Rinviate le elezioni generali in Libia. Il Paese a rischio caos

Vatican News

Giancarlo La Vella – Città del Vaticano

Tutta la comunità internazionale guardava con fiduciosa speranza alle elezioni del 24 dicembre con le quali la Libia avrebbe dovuto voltare pagina su un lungo periodo di sanguinose contrapposizioni interne in vista di un’auspicata stabilizzazione e democratizzazione, un periodo di violenze iniziato sin dalla caduta del presidente Gheddafi nel 2011. Il parlamento libico praticamente a poche ore dal voto ha annunciato che le consultazioni saranno rinviate e che non è possibile tenerle neanche in un immediato futuro.

Il commento della comunità internazionale

Innanzitutto è l’Italia che guarda con preoccupazione alla situazione politica libica. “La Libia è particolarmente importante per noi – ha detto di recente il capo dello Stato, Sergio Mattarella, parlando in videocollegamento con il comando della Missione italiana nel Paese nordafricano – L’aspettativa di stabilizzazione con soluzioni concordate è di rilievo per noi e per l’intera area del Mediterraneo”, ha detto ancora il capo dello Stato. Gli hanno fatto eco le parole del premier Mario Draghi nella conferenza stampa di fine anno: “L’Italia e l’Europa hanno fatto di tutto e continueranno a fare di tutto per favorire il processo verso la democrazia in Libia”.   Gli Stati Uniti dalla loro ammoniscono: “Ribadiamo l’appello della missione Onu in Libia, affinché i dissensi su questioni politiche o militari emergenti vengano risolti senza ricorrere alla violenza”, ha sottolineato l’inviato speciale e ambasciatore degli Stati Uniti in Libia, Richard Norland.

Un rinvio prevedibile

La campagna elettorale libica si è svolta all’insegna delle violenze e degli abusi tra diverse fazioni; una situazione di tensione che praticamente è in piedi dalla fine dell’era Gheddafi. Lo afferma, nell’intervista a Radio Vaticana-Vatican News, Luciano Ardesi, esperto di Africa e direttore del blog tematico “MissioneOggiAfrica”.

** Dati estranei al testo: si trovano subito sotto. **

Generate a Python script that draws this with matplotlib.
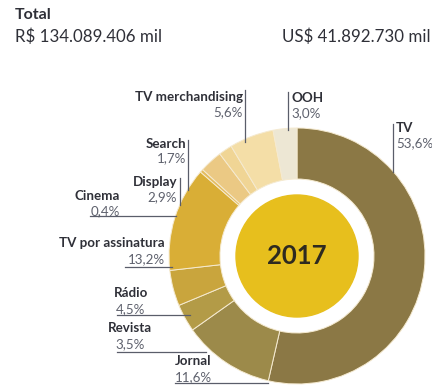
import matplotlib
matplotlib.use("Agg")
import matplotlib.pyplot as plt
from matplotlib.patches import Circle

# Advertising investment share by medium, 2017
media = ["TV", "Jornal", "Revista", "Rádio", "TV por assinatura",
         "Cinema", "Display", "Search", "TV merchandising", "OOH"]
shares = [53.6, 11.6, 3.5, 4.5, 13.2, 0.4, 2.9, 1.7, 5.6, 3.0]
colors = ["#8b7845", "#9c8a4a", "#b39b47", "#c9a53d", "#d9ae36",
          "#e3bc5f", "#ebc984", "#f0d595", "#f4dea7", "#ede7d4"]

total_brl = "R$ 134.089.406 mil"
total_usd = "US$ 41.892.730 mil"
year = "2017"

W, H = 432, 390
fig = plt.figure(figsize=(W / 100, H / 100), dpi=100)
ax = fig.add_axes([0, 0, 1, 1])

cx, cy = 297, H - 256
r_out, r_in = 128, 77

ax.pie(shares, colors=colors, startangle=90, counterclock=False,
       center=(cx, cy), radius=r_out,
       wedgeprops=dict(width=r_out - r_in, edgecolor="#f5ead0", linewidth=0.7))
ax.add_patch(Circle((cx, cy), 61, color="#e7bf1d", zorder=3))
ax.text(cx, cy, year, ha="center", va="center", fontsize=18.5,
        fontweight="bold", color="#2e2a20", family="Lato", zorder=4)

ax.set_xlim(0, W)
ax.set_ylim(0, H)
ax.set_aspect("auto")
ax.axis("off")

def Y(y):
    return H - y

dark = "#2f3038"
grey = "#5e616d"
line_c = "#5a5d6a"
fs = 9.6

def label(name, pct, x, y_name, y_pct, ha):
    ax.text(x, Y(y_name), name, ha=ha, va="center", fontsize=fs,
            fontweight="bold", color=dark, family="Lato")
    ax.text(x, Y(y_pct), pct, ha=ha, va="center", fontsize=fs,
            color=grey, family="Lato")

def fmt(v):
    return f"{v:.1f}%".replace(".", ",")

pos = {
    "TV merchandising": (243, 97, 112, "right"),
    "OOH": (291, 98, 113, "left"),
    "TV": (396, 128, 143, "left"),
    "Search": (186, 144, 158, "right"),
    "Display": (177, 182, 197, "right"),
    "Cinema": (120, 196, 211, "right"),
    "TV por assinatura": (165, 243, 259, "right"),
    "Rádio": (131, 293, 309, "center"),
    "Revista": (130, 328, 344, "center"),
    "Jornal": (193, 361, 377, "center"),
}
for name, v in zip(media, shares):
    x, yn, yp, ha = pos[name]
    label(name, fmt(v), x, yn, yp, ha)

# leader lines
vlines = [(245, 90, 142), (288, 92, 130), (393, 124, 172),
          (188, 140, 190), (180, 178, 205)]
for x, y0, y1 in vlines:
    ax.plot([x, x], [Y(y0), Y(y1)], color=line_c, lw=0.9, zorder=5)
hlines = [(216, 90, 176), (267, 125, 172), (315, 117, 190),
          (352, 117, 206), (383, 175, 268)]
for y, x0, x1 in hlines:
    ax.plot([x0, x1], [Y(y), Y(y)], color=line_c, lw=0.9, zorder=5)

# header
ax.text(15, Y(15), "Total", ha="left", va="center", fontsize=11.5,
        fontweight="bold", color=dark, family="Lato")
ax.text(15, Y(37), total_brl, ha="left", va="center", fontsize=12.2,
        color=dark, family="Lato")
ax.text(430, Y(37), total_usd, ha="right", va="center", fontsize=12.2,
        color=dark, family="Lato")

fig.savefig("out.png", dpi=100, facecolor="white")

Ascolta l’intervista a Luciano Ardesi

“Siamo arrivati a questa situazione – afferma Ardesi – perché sul terreno non ci sono le premesse per un dialogo. Innanzitutto la presenza di truppe straniere sicuramente è l’ostacolo più grande alla tenuta di libere elezioni. E poi il fatto che dalla caduta di Gheddafi le diverse milizie libiche si sono contrapposte, trovando di tanto in tanto degli accordi, che abbiamo visto essere piuttosto precarie, costituisce un altro grande ostacolo a creare le condizioni per un voto libero ed equilibrato”.